Wednesday, October 29, 2025

The Grind

 Well, I'm in it now. I've been at work for a week and I've got 3 weeks to go. When I get home, the holidays will be starting up, and while I'm not going to be home for Christmas this year, I'll be home for Thanksgiving and New Years, which is pretty good.  So to add to the Honey-Do list for next time I'm home, which is already jam-packed, I need to add losing about 6hrs to ha g the Christmas lights, which I intend to do, as I have not done so in the past 3 years, and frankly I could use the pleasant effect it has, and maybe the neighbors can too.  So that'll be a good project to do a few days before I go back to work. 

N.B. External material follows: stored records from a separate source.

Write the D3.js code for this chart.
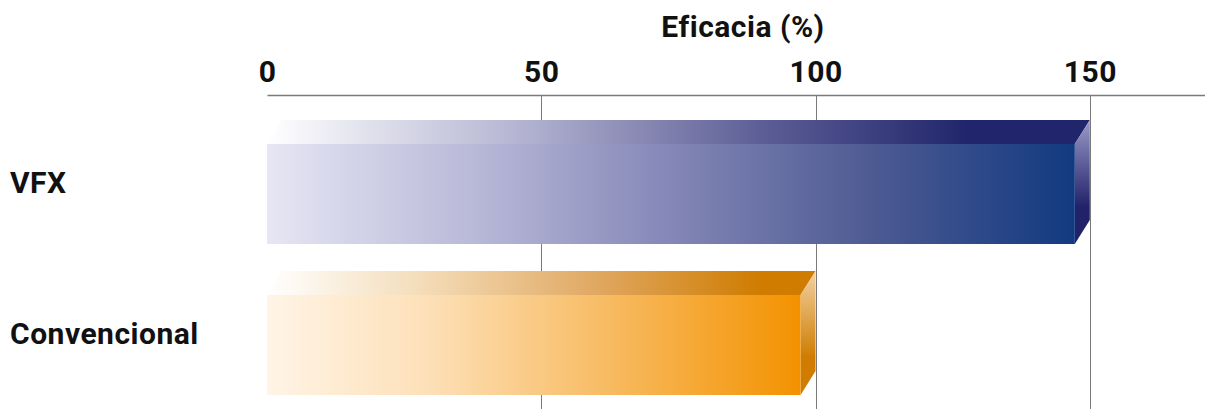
<!DOCTYPE html>
<html>
<head>
<meta charset="utf-8">
<script src="https://cdn.jsdelivr.net/npm/d3@7/dist/d3.min.js"></script>
<style>
  html, body { margin: 0; padding: 0; background: #fff; }
  svg text { font-family: Roboto, "DejaVu Sans", sans-serif; font-weight: 700; fill: #111; letter-spacing: 0.5px; }
</style>
</head>
<body>
<svg id="chart" width="1205" height="409"></svg>
<script>
// Efficacy per treatment, in percent
const categories = ["VFX", "Convencional"];
const values = [150, 100];
const tickValues = [0, 50, 100, 150];
const axisTitle = "Eficacia (%)";

// Gradient stops per bar: front face, top face, side face
const frontStops = [
  [[0, "#e6e6f4"], [0.25, "#babad9"], [0.5, "#8487b7"], [0.75, "#4d5a92"], [1, "#123a80"]],
  [[0, "#fff4e6"], [0.3, "#fde0b8"], [0.6, "#f8bf6c"], [1, "#f39200"]]
];
const topStops = [
  [[0, "#ffffff"], [0.3, "#b6b6d3"], [0.6, "#5d5e96"], [0.85, "#21266c"], [1, "#21266c"]],
  [[0, "#ffffff"], [0.3, "#f3dab4"], [0.6, "#e0a862"], [0.9, "#cf7c00"], [1, "#cf7c00"]]
];
const sideStops = [
  [[0, "#9a9ac8"], [0.7, "#22226a"], [1, "#22226a"]],
  [[0, "#f2d2a4"], [0.7, "#cf7c00"], [1, "#cf7c00"]]
];

const svg = d3.select("#chart");
const depthX = 15, depthY = 24;

const x = d3.scaleLinear().domain([0, 171]).range([267, 1205]);
const y = d3.scaleBand().domain(categories).range([144, 395]).paddingInner(0.3377).paddingOuter(0);

const defs = svg.append("defs");
function gradient(id, stops, vertical) {
  const g = defs.append("linearGradient").attr("id", id)
    .attr("x1", 0).attr("y1", 0)
    .attr("x2", vertical ? 0 : 1).attr("y2", vertical ? 1 : 0);
  stops.forEach(([o, c]) => g.append("stop").attr("offset", o).attr("stop-color", c));
}
categories.forEach((c, i) => {
  gradient("front" + i, frontStops[i], false);
  gradient("top" + i, topStops[i], false);
  gradient("side" + i, sideStops[i], true);
});

// Grid lines (behind the bars)
svg.append("g").selectAll("line")
  .data(tickValues.filter(d => d > 0))
  .join("line")
  .attr("x1", d => Math.round(x(d)) + 0.5).attr("x2", d => Math.round(x(d)) + 0.5)
  .attr("y1", 95).attr("y2", 409)
  .attr("stroke", "#7a7a7a").attr("stroke-width", 1);

// Top axis
const axis = svg.append("g").attr("transform", "translate(0,95)")
  .call(d3.axisTop(x).tickValues(tickValues).tickSize(0).tickSizeOuter(0).tickPadding(13));
axis.select(".domain").attr("stroke", "#7a7a7a").attr("stroke-width", 1.5);
axis.selectAll("text").attr("font-size", 30).attr("font-family", null).attr("fill", "#111");

svg.append("text").attr("x", 743).attr("y", 37).attr("text-anchor", "middle")
  .attr("font-size", 30).text(axisTitle);

// 3D bars: the back edge reaches the value, the front face is offset by the depth
const bars = svg.append("g").selectAll("g").data(categories).join("g");
bars.each(function (c, i) {
  const g = d3.select(this);
  const x0 = x(0), xv = x(values[i]);
  const yt = y(c), h = y.bandwidth();
  const xf = xv - depthX;
  // top face
  g.append("path")
    .attr("d", `M${x0},${yt} L${x0 + depthX},${yt - depthY} L${xv},${yt - depthY} L${xf},${yt} Z`)
    .attr("fill", `url(#top${i})`);
  // side face
  g.append("path")
    .attr("d", `M${xf},${yt} L${xv},${yt - depthY} L${xv},${yt - depthY + h} L${xf},${yt + h} Z`)
    .attr("fill", `url(#side${i})`);
  // front face
  g.append("rect").attr("x", x0).attr("y", yt).attr("width", xf - x0).attr("height", h)
    .attr("fill", `url(#front${i})`);
});

// Category labels, centred on the whole box
svg.append("g").selectAll("text").data(categories).join("text")
  .attr("x", 10)
  .attr("y", d => y(d) + y.bandwidth() / 2 - depthY / 2)
  .attr("dy", "0.36em")
  .attr("font-size", 30)
  .text(d => d);
</script>
</body>
</html>
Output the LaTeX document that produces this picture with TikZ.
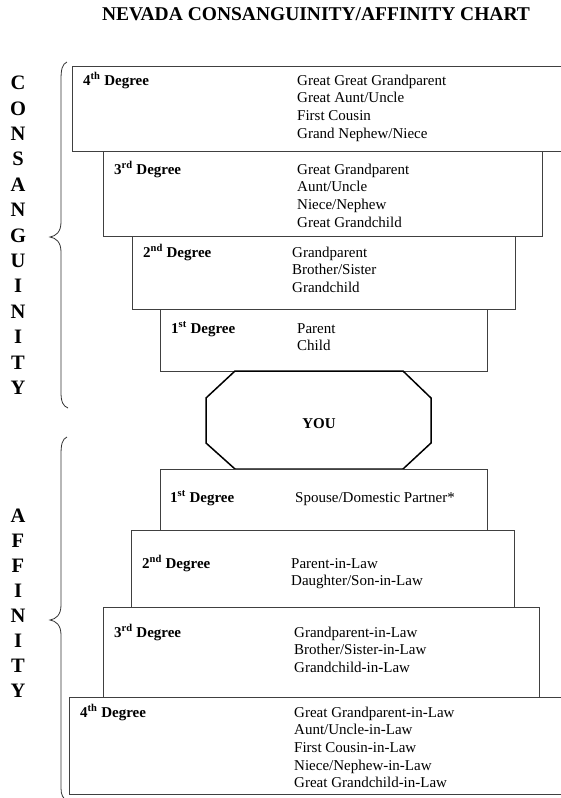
\documentclass[tikz,border=0pt]{standalone}
\usepackage{fontspec}
\setmainfont{Liberation Serif}
\begin{document}
\begin{tikzpicture}[x=1pt,y=-1pt,
  degbox/.style={draw=black!75, line width=0.9pt, inner sep=0pt, anchor=north west, rectangle},
  deg/.style={font=\fontsize{15}{18}\selectfont\bfseries, anchor=base west, inner sep=0pt},
  item/.style={font=\fontsize{15}{18}\selectfont, anchor=base west, inner sep=0pt},
  side/.style={font=\fontsize{20.5}{24}\selectfont\bfseries, anchor=center, inner sep=0pt},
  brace/.style={draw=black!80, line width=0.8pt},
  octo/.style={draw=black, line width=1.5pt, line join=miter}]
\clip (0,0) rectangle (561,798);
\fill[white] (0,0) rectangle (561,798);

% title
\node[font=\fontsize{19.5}{22}\selectfont\bfseries, anchor=base, inner sep=0pt] (title) at (316,20) {NEVADA CONSANGUINITY/AFFINITY CHART};

% side labels
\foreach \l [count=\i from 0] in {C,O,N,S,A,N,G,U,I,N,I,T,Y}
  \node[side] (cl\i) at (18,{83+25.4*\i}) {\l};
\foreach \l [count=\i from 0] in {A,F,F,I,N,I,T,Y}
  \node[side] (al\i) at (18,{516+25*\i}) {\l};

% braces
\draw[brace] (67,62) .. controls (62,64) and (61,70) .. (61,80) -- (61,222)
  .. controls (61,232) and (56,236) .. (50,237)
  .. controls (56,238) and (61,242) .. (61,252) -- (61,392)
  .. controls (61,402) and (63,406) .. (68,408);
\draw[brace] (67,437) .. controls (62,439) and (61,445) .. (61,455) -- (61,605)
  .. controls (61,615) and (56,619) .. (50,620)
  .. controls (56,621) and (61,625) .. (61,635) -- (61,788)
  .. controls (61,795) and (63,798) .. (66,800);

% consanguinity boxes
\node[degbox, minimum width=503pt, minimum height=85pt] (c4) at (72,66) {};
\node[degbox, minimum width=439pt, minimum height=85pt] (c3) at (103,151) {};
\node[degbox, minimum width=383pt, minimum height=73pt] (c2) at (132,236) {};
\node[degbox, minimum width=327pt, minimum height=62pt] (c1) at (160,309) {};

\node[deg] (c4d) at (83,85) {4\textsuperscript{th} Degree};
\foreach \t [count=\i from 0] in {Great Great Grandparent, Great Aunt/Uncle, First Cousin, Grand Nephew/Niece}
  \node[item] (c4i\i) at (297,{85+17.7*\i}) {\t};
\node[deg] (c3d) at (114,174) {3\textsuperscript{rd} Degree};
\foreach \t [count=\i from 0] in {Great Grandparent, Aunt/Uncle, Niece/Nephew, Great Grandchild}
  \node[item] (c3i\i) at (297,{174+17.7*\i}) {\t};
\node[deg] (c2d) at (143,257) {2\textsuperscript{nd} Degree};
\foreach \t [count=\i from 0] in {Grandparent, Brother/Sister, Grandchild}
  \node[item] (c2i\i) at (292,{257+17.7*\i}) {\t};
\node[deg] (c1d) at (171,333) {1\textsuperscript{st} Degree};
\foreach \t [count=\i from 0] in {Parent, Child}
  \node[item] (c1i\i) at (297,{333+17.7*\i}) {\t};

% YOU octagon
\draw[octo] (235,371) -- (403,371) -- (431,398) -- (431,443) -- (403,469) -- (235,469) -- (206,443) -- (206,398) -- cycle;
\node[font=\fontsize{15}{18}\selectfont\bfseries, inner sep=0pt] (you) at (319,424) {YOU};

% affinity boxes
\node[degbox, minimum width=327pt, minimum height=61pt] (a1) at (160,469) {};
\node[degbox, minimum width=383pt, minimum height=77pt] (a2) at (131,530) {};
\node[degbox, minimum width=436pt, minimum height=90pt] (a3) at (103,607) {};
\node[degbox, minimum width=506pt, minimum height=97pt] (a4) at (69,697) {};

\node[deg] (a1d) at (170,502) {1\textsuperscript{st} Degree};
\node[item] (a1i0) at (295,502) {Spouse/Domestic Partner*};
\node[deg] (a2d) at (142,568) {2\textsuperscript{nd} Degree};
\foreach \t [count=\i from 0] in {Parent-in-Law, Daughter/Son-in-Law}
  \node[item] (a2i\i) at (291,{568+17.7*\i}) {\t};
\node[deg] (a3d) at (114,637) {3\textsuperscript{rd} Degree};
\foreach \t [count=\i from 0] in {Grandparent-in-Law, Brother/Sister-in-Law, Grandchild-in-Law}
  \node[item] (a3i\i) at (294,{637+17.7*\i}) {\t};
\node[deg] (a4d) at (80,717) {4\textsuperscript{th} Degree};
\foreach \t [count=\i from 0] in {Great Grandparent-in-Law, Aunt/Uncle-in-Law, First Cousin-in-Law, Niece/Nephew-in-Law, Great Grandchild-in-Law}
  \node[item] (a4i\i) at (294,{717+17.7*\i}) {\t};
\end{tikzpicture}
\end{document}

       We've been working steady since I got here, right up until yesterday. We've got a little break now, and while I can't go ashore at the lay berth where we're sitting now, we're doing an early crew change today, and Big E is going home, while B is coming in. Big E had surgery 7 months ago and is finally almost recovered, but has been working shorter tours to build up his endurance, but this is the last shortened tour. On his return in 3 weeks, he'll be back to full time. In the meanwhile, B was working overtime elsewhere and I heard they had a major breakdown while he was there, and an awful time, so he'll be relieved, grumpy and hopefully ready to rest when he gets here in a few hours. 

        Dirk the Dutchman, the mayor (and senior captain at this point) of New York Harbor, will be swapping bodies on his prison ship launch (a water taxi) all day today, and in just a few hours that'll happen. I took the launch just last week when I started my tour at HAWSEPIPER'S Afloat Global HQ/ Penal colony, and as always it was great to catch up with Dirk, who at 82 is still spry as hell and while 'retired' keeps his hand as owner of his launch company. 

    As I have been working on boats since age 8, I understand that on a boat something is always broken and in need of repair. That's the nature of boats after all. This past week the head (bathroom) has been playing merry hell, and while the primary culprit was a burned out macerator pump (boat toilets grind down poop and TP to a slurry before pumping it to a holding tank for treatment), the reason the poop pump got smoked was the control/flush switch was damaged. A new switch wasn't available locally in NYC, and is being shipped, so Jimmy, one of our shoreside staff, an electrician, Jimmy-rigged the switch to sort of work in the meanwhile, if pressed REALLY hard... which worked until yesterday, when the whole switch and its' box just fell into the bulkhead (wall) and disappeared after a piece of wall it was screwed to just said Fuck Off and tore out. 

 So yesterday before my morning bidness, I got to rip out a 20-year old, mildewy, crumbling and piss-spray saturated hardboard wall to retreive the control box. Which smelled magical. Fermented ammonia, stagnant water and mildew.

 A blessing in disguise, really, as, unpleasant as it was, nobody had to crap in a bucket, including me, and our port engineer has a replacement panel and some insulation on order. A new panel should improve the smell, as we already removed the insulatuon, sprayed the space between the old bulkhead and the exteral steel house with dilute bleach and then an enzyme deodorizer we keep on hand for when old guys and hoodboogers with bad aim piss on the deck and bulkheads around the toilet. 

 So I was able to have the Morning Seat in peace, if delayed, and thus yesterday was saved.  At 51 it's really hard to have a nice day if it starts with crapping in a bucket, so even with a hole in the head, we're good.

   We also got stores (supplies) yesterday, which included new office chairs. Fancy gaming chairs, even. I assembled one yesterday and we like it, so I'll build the rest today. If God is kind our schedule will hold and I'll be free today to cook a real lunch, help out B and Big E with shifting their dunnage, and get caught up on paperwork, etc.